The Atlantic Yards arena project isn't the only place in Brooklyn where the city is employing eminent domain. A row of houses on Duffield Street will also be seized as part of a comprehensive economic development plan for Downtown Brooklyn. In addition to the controversy surrounding seizing private property, the homes' owners believe there is strong evidence that the houses were an integral part of the Underground Railroad, and at one time hid escaped slaves.
"They want to bulldoze our homes to make way for an underground parking lot - like we don't have enough of those," said Joy Chatel, a Duffield Street resident, before issuing a warning to homeowners throughout the city. "Buy your house and live in it at your own risk."

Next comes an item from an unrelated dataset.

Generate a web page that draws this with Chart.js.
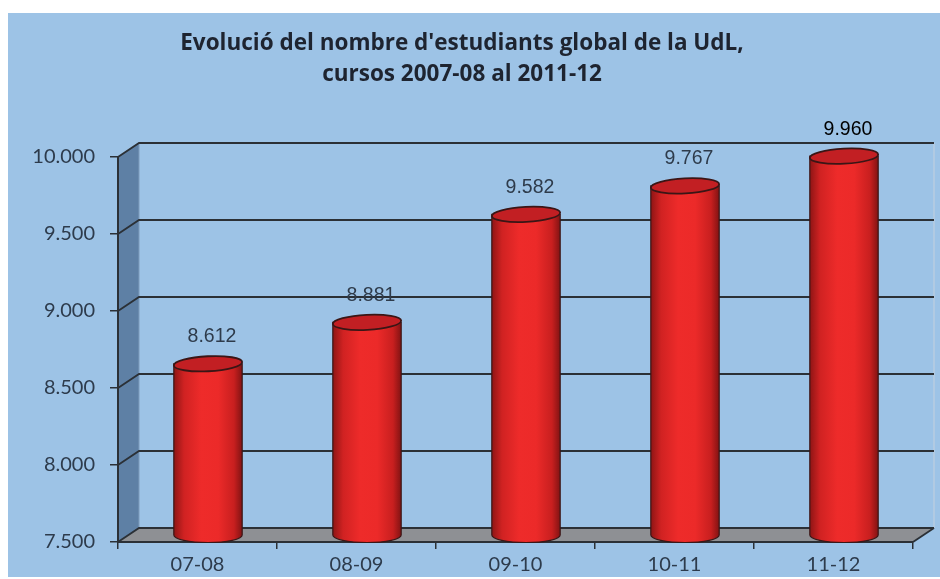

The rally took place just after a significant anniversary. The Saturday prior marked two years to the day that the Supreme Court ruled on the Kelo v. New London case, which set a legal precedent for the seizure of private property for the possibility of increased tax revenue and jobs.
"That decision was so reviled by Americans that 38 states have since passed some sort of legislation targeting eminent domain reform," said Lumi Rolley, who runs NoLandGrab.org, a website that follows developments surrounding the Atlantic Yards fight and other examples of eminent domain throughout the city.
Three bills have been introduced at the state level that would limit and restrict the use of eminent domain in New York State, but they have floundered. A 2003 study conducted by the Institute of Justice declared the state one of the top abusers of eminent domain.